**Records for the task:**
>> BEGIN
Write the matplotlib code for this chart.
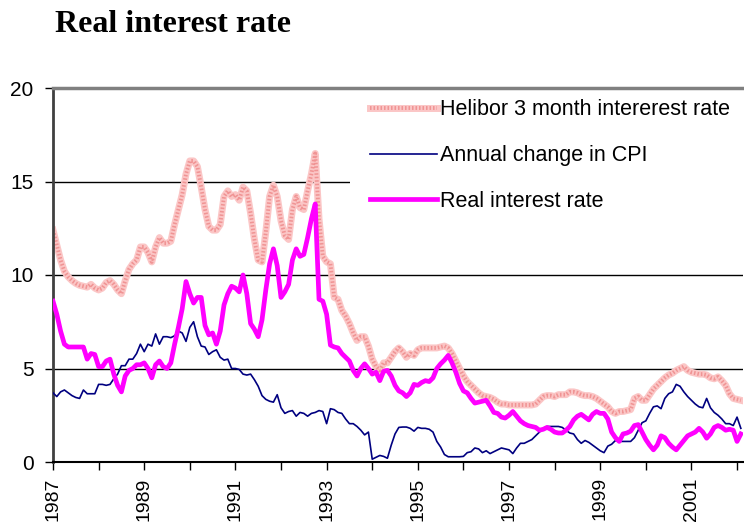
>> END
>> BEGIN
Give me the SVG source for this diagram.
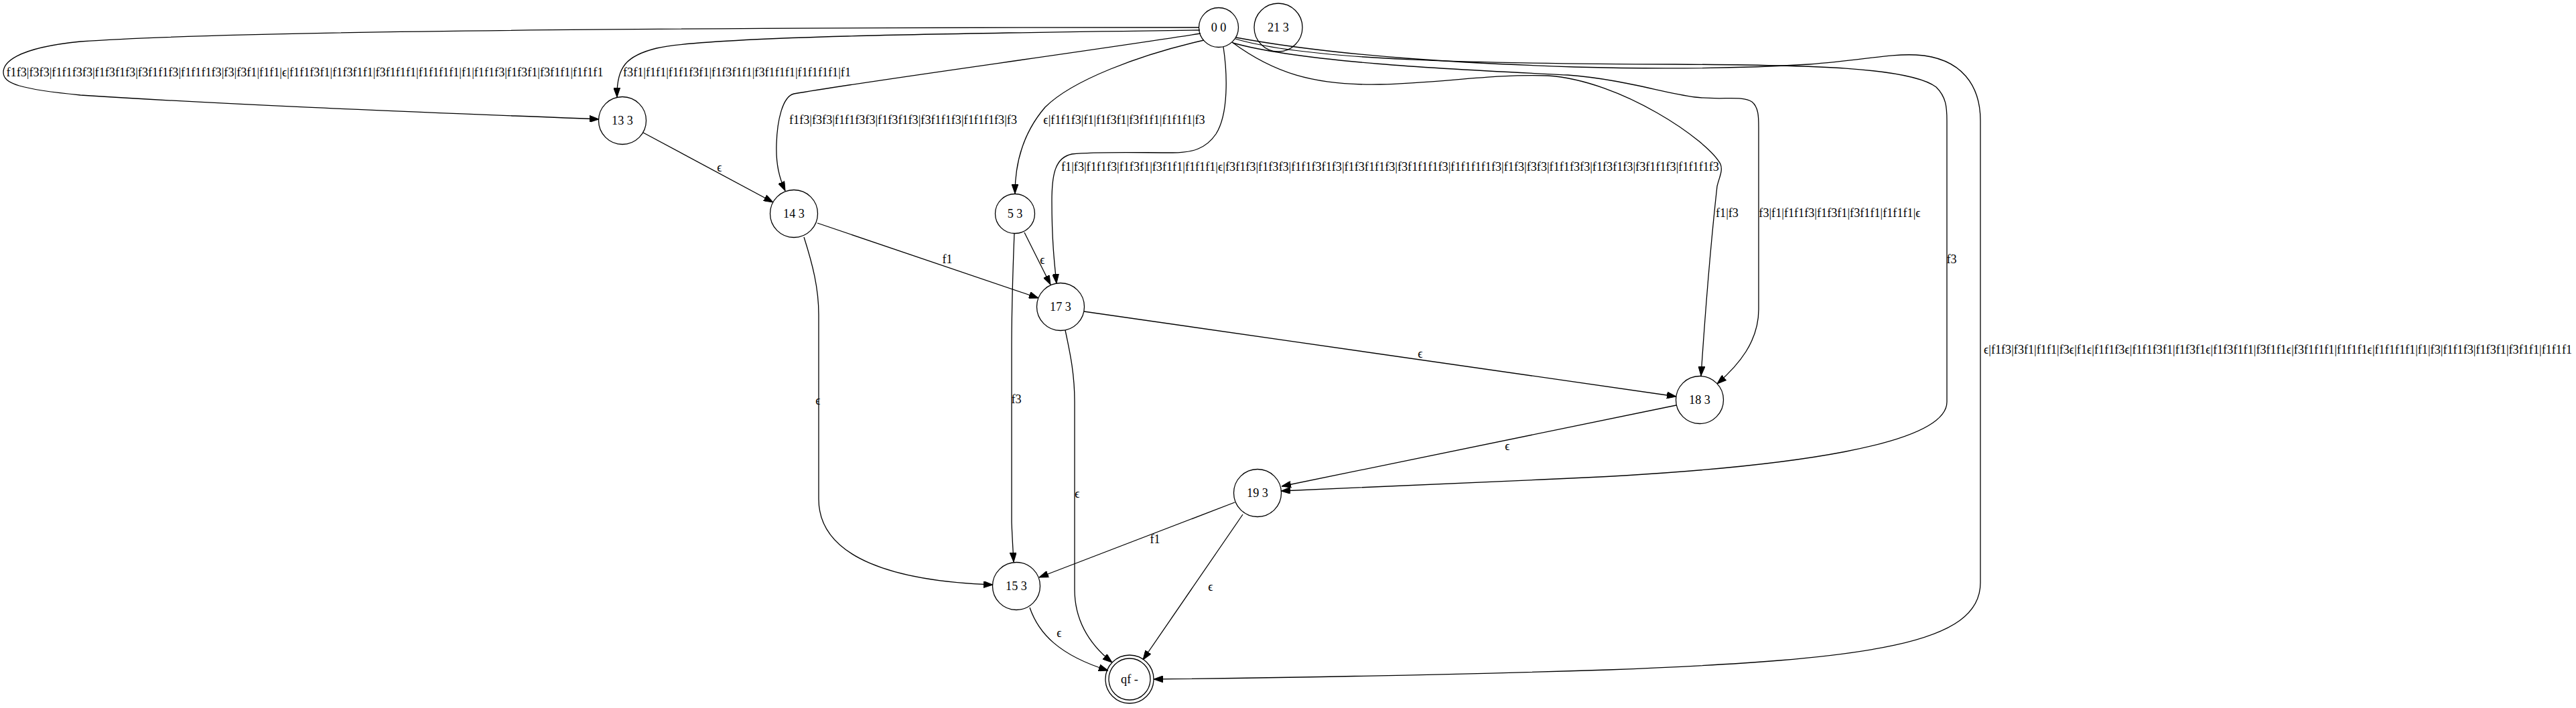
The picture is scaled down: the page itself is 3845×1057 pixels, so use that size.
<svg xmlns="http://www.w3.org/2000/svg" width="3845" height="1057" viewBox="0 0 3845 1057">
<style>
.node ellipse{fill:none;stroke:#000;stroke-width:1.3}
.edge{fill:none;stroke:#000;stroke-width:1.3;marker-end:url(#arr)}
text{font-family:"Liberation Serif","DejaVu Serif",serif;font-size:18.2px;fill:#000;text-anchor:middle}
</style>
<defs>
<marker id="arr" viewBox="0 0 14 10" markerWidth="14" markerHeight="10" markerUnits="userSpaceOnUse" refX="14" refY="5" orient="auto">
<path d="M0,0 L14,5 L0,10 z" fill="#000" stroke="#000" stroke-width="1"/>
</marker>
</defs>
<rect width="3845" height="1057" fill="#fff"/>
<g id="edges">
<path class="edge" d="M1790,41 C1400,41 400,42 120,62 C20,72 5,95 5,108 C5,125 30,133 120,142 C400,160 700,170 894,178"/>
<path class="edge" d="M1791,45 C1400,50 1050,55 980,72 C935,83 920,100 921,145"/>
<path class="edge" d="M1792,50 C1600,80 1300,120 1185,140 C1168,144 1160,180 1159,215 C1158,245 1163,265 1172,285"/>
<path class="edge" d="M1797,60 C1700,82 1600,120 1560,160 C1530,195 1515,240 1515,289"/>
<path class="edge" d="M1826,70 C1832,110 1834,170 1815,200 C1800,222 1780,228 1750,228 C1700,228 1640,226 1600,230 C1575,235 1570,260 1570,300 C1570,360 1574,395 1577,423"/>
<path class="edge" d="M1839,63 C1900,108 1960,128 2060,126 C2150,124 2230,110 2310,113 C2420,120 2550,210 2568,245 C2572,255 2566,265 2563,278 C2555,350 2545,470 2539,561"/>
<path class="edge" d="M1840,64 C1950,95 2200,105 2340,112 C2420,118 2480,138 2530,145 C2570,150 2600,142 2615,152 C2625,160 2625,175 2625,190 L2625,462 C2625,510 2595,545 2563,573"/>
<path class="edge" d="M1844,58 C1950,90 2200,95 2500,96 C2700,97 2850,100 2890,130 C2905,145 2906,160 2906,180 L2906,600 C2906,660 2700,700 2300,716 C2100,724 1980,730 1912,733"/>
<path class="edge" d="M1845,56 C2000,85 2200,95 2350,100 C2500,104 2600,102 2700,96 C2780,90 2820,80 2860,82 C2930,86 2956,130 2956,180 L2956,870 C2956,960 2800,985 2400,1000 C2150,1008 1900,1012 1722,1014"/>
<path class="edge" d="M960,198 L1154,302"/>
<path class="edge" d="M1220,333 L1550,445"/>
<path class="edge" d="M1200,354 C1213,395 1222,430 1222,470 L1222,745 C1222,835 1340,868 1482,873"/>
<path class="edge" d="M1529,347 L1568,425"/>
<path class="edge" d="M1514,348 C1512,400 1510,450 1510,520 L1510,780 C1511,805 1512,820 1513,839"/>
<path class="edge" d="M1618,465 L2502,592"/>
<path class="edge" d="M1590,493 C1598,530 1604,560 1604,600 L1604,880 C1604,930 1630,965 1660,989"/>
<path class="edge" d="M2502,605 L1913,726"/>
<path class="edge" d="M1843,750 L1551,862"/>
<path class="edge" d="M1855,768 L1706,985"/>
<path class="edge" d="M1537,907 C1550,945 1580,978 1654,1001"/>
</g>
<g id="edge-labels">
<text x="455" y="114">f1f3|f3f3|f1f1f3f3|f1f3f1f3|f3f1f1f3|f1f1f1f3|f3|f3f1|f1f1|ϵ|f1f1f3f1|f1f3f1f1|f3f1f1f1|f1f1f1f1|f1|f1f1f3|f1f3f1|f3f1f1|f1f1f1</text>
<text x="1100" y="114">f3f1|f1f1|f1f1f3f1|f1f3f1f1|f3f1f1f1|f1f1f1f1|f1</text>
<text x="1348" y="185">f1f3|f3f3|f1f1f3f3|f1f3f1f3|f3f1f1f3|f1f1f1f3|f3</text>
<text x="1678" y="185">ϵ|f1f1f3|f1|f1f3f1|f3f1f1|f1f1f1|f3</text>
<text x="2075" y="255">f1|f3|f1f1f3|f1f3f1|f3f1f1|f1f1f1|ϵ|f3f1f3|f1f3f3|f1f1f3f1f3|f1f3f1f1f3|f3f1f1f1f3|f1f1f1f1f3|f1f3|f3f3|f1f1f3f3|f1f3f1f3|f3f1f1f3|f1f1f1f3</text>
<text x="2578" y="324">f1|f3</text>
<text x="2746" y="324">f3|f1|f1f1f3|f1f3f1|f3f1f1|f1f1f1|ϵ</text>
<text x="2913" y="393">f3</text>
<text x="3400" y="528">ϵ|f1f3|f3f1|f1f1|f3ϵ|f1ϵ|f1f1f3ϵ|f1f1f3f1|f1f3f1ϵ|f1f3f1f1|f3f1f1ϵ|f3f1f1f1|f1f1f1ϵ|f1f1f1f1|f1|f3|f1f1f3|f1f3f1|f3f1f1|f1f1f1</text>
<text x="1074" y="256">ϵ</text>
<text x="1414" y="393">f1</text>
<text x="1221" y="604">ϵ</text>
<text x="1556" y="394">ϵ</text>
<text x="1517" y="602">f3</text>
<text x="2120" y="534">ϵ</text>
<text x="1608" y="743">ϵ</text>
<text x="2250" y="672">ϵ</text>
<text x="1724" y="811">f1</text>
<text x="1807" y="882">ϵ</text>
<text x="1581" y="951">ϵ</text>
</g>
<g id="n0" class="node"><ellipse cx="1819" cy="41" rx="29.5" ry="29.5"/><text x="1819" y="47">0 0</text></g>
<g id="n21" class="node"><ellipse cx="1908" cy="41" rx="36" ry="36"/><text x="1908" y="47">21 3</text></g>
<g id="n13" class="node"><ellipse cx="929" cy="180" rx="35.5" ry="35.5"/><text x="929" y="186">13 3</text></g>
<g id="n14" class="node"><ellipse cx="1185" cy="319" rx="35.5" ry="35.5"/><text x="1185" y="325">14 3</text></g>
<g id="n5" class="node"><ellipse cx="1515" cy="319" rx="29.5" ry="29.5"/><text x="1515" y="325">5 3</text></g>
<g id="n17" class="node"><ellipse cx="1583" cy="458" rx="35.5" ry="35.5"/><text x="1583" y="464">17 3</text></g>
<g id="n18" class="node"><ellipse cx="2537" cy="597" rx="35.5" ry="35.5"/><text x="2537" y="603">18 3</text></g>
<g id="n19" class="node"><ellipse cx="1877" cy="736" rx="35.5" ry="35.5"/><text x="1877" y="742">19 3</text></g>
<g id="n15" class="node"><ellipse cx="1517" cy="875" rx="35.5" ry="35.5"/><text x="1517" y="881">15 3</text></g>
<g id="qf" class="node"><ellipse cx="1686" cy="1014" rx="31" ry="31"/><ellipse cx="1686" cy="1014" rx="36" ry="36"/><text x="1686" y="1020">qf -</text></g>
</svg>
>> END
**Work to complete:** In the records above, find each line with the word "size" and copy it.

**The completed task:**
The picture is scaled down: the page itself is 3845×1057 pixels, so use that size.
text{font-family:"Liberation Serif","DejaVu Serif",serif;font-size:18.2px;fill:#000;text-anchor:middle}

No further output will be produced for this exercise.